» **GIVEN INFORMATION**
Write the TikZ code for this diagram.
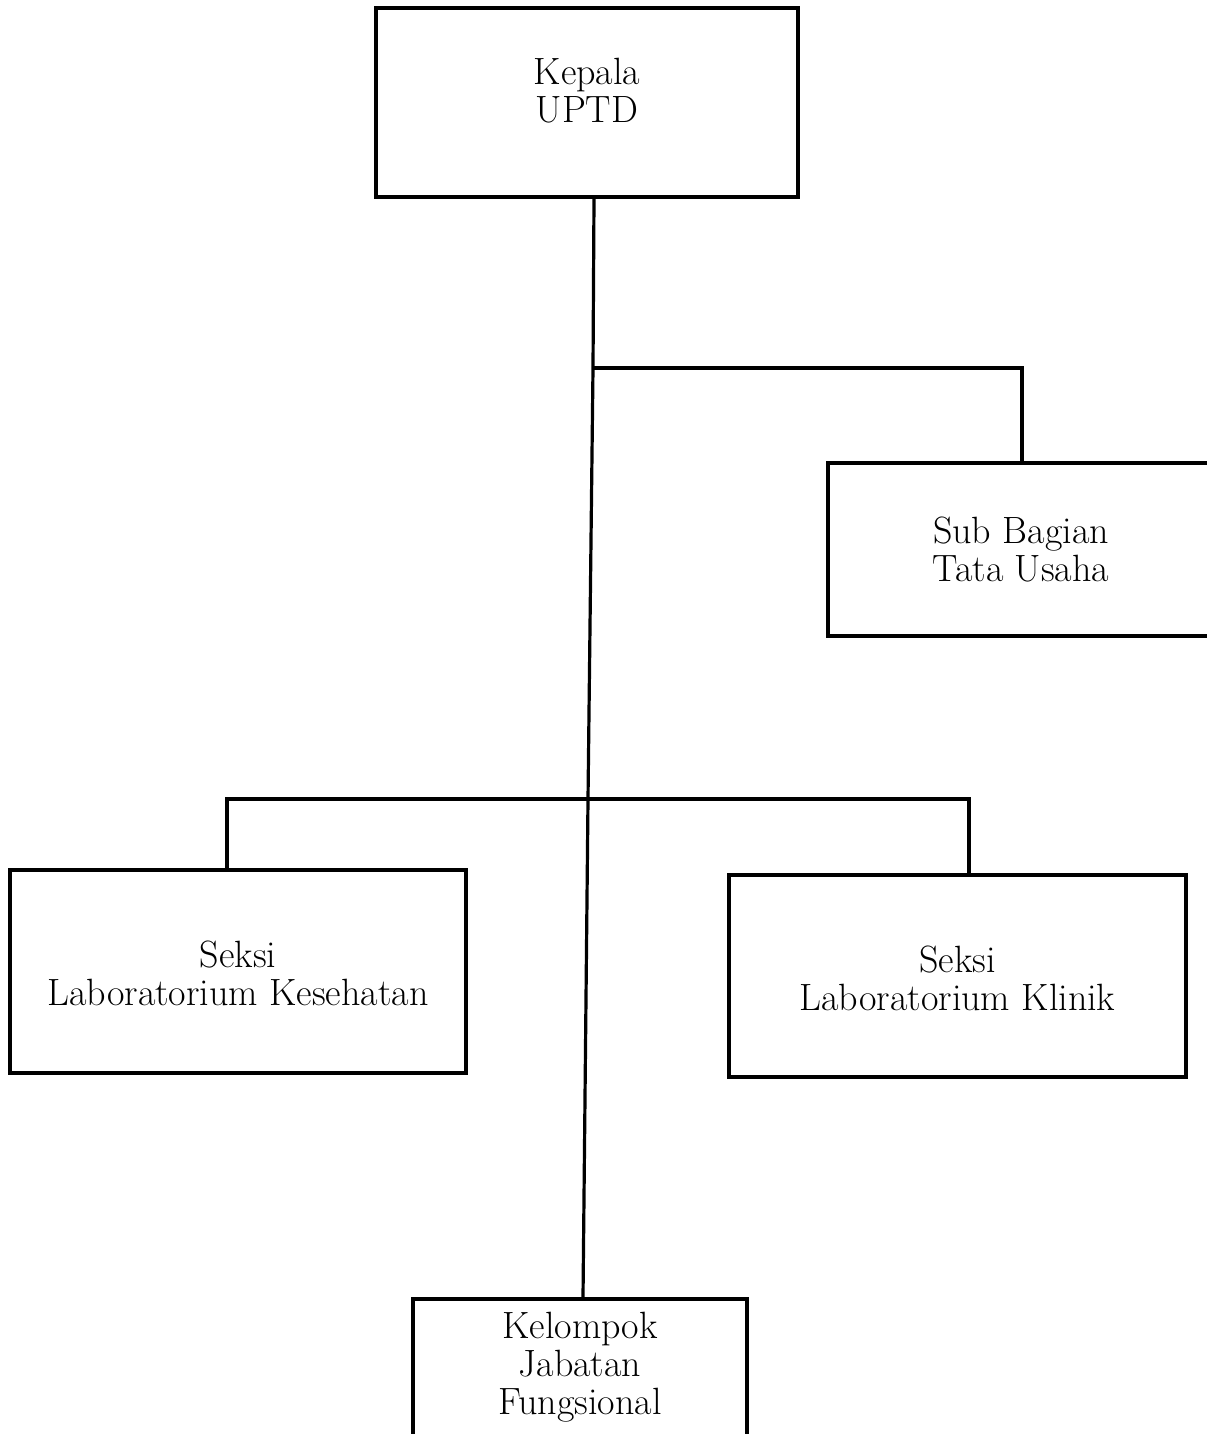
\documentclass[tikz,border=0pt]{standalone}
\begin{document}
\begin{tikzpicture}[x=0.75pt,y=-0.75pt,
  box/.style={draw=black,line width=2.4pt,inner sep=0pt},
  lbl/.style={align=center,font=\fontsize{28.5}{28.5}\selectfont},
  conn/.style={line width=2.4pt}]
\useasboundingbox (0,0) rectangle (1206,1434);
\node[box,minimum width=422*0.75pt,minimum height=189*0.75pt,
  label={[lbl,name=kepalaT,yshift=8.6pt]center:Kepala\\UPTD}] (kepala) at (587,102.5) {};
\node[box,minimum width=384*0.75pt,minimum height=173*0.75pt,
  label={[lbl,name=subT,xshift=0.75pt]center:Sub Bagian\\Tata Usaha}] (sub) at (1020,549.5) {};
\node[box,minimum width=456*0.75pt,minimum height=203*0.75pt,
  label={[lbl,name=kesT,yshift=-1.5pt]center:Seksi\\Laboratorium Kesehatan}] (kes) at (238,971.5) {};
\node[box,minimum width=457*0.75pt,minimum height=202*0.75pt,
  label={[lbl,name=kliT,yshift=-1.5pt]center:Seksi\\Laboratorium Klinik}] (kli) at (957.5,976) {};
\node[box,minimum width=334*0.75pt,minimum height=146*0.75pt,
  label={[lbl,name=kelT,yshift=3.75pt]center:Kelompok\\Jabatan\\Fungsional}] (kel) at (580,1372) {};
\coordinate (j1) at (593,368);
\coordinate (j2) at (588,799);
\draw[conn] ([xshift=5.25pt]kepala.south) -- (j1) -- (j2) -- ([xshift=2.25pt]kel.north);
\draw[conn] (j1) -- ([xshift=1.5pt]j1 -| sub.north) -- ([xshift=1.5pt]sub.north);
\draw[conn] ([xshift=-8.25pt]kes.north) -- ([xshift=-8.25pt]j2 -| kes.north)
  -- ([xshift=8.6pt]j2 -| kli.north) -- ([xshift=8.6pt]kli.north);
\end{tikzpicture}
\end{document}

» **YOUR TASK**
Reproduce the data above in full, exactly as it is, with the pictures left out.

» **THE RESPONSE**
Write the TikZ code for this diagram.
\documentclass[tikz,border=0pt]{standalone}
\begin{document}
\begin{tikzpicture}[x=0.75pt,y=-0.75pt,
  box/.style={draw=black,line width=2.4pt,inner sep=0pt},
  lbl/.style={align=center,font=\fontsize{28.5}{28.5}\selectfont},
  conn/.style={line width=2.4pt}]
\useasboundingbox (0,0) rectangle (1206,1434);
\node[box,minimum width=422*0.75pt,minimum height=189*0.75pt,
  label={[lbl,name=kepalaT,yshift=8.6pt]center:Kepala\\UPTD}] (kepala) at (587,102.5) {};
\node[box,minimum width=384*0.75pt,minimum height=173*0.75pt,
  label={[lbl,name=subT,xshift=0.75pt]center:Sub Bagian\\Tata Usaha}] (sub) at (1020,549.5) {};
\node[box,minimum width=456*0.75pt,minimum height=203*0.75pt,
  label={[lbl,name=kesT,yshift=-1.5pt]center:Seksi\\Laboratorium Kesehatan}] (kes) at (238,971.5) {};
\node[box,minimum width=457*0.75pt,minimum height=202*0.75pt,
  label={[lbl,name=kliT,yshift=-1.5pt]center:Seksi\\Laboratorium Klinik}] (kli) at (957.5,976) {};
\node[box,minimum width=334*0.75pt,minimum height=146*0.75pt,
  label={[lbl,name=kelT,yshift=3.75pt]center:Kelompok\\Jabatan\\Fungsional}] (kel) at (580,1372) {};
\coordinate (j1) at (593,368);
\coordinate (j2) at (588,799);
\draw[conn] ([xshift=5.25pt]kepala.south) -- (j1) -- (j2) -- ([xshift=2.25pt]kel.north);
\draw[conn] (j1) -- ([xshift=1.5pt]j1 -| sub.north) -- ([xshift=1.5pt]sub.north);
\draw[conn] ([xshift=-8.25pt]kes.north) -- ([xshift=-8.25pt]j2 -| kes.north)
  -- ([xshift=8.6pt]j2 -| kli.north) -- ([xshift=8.6pt]kli.north);
\end{tikzpicture}
\end{document}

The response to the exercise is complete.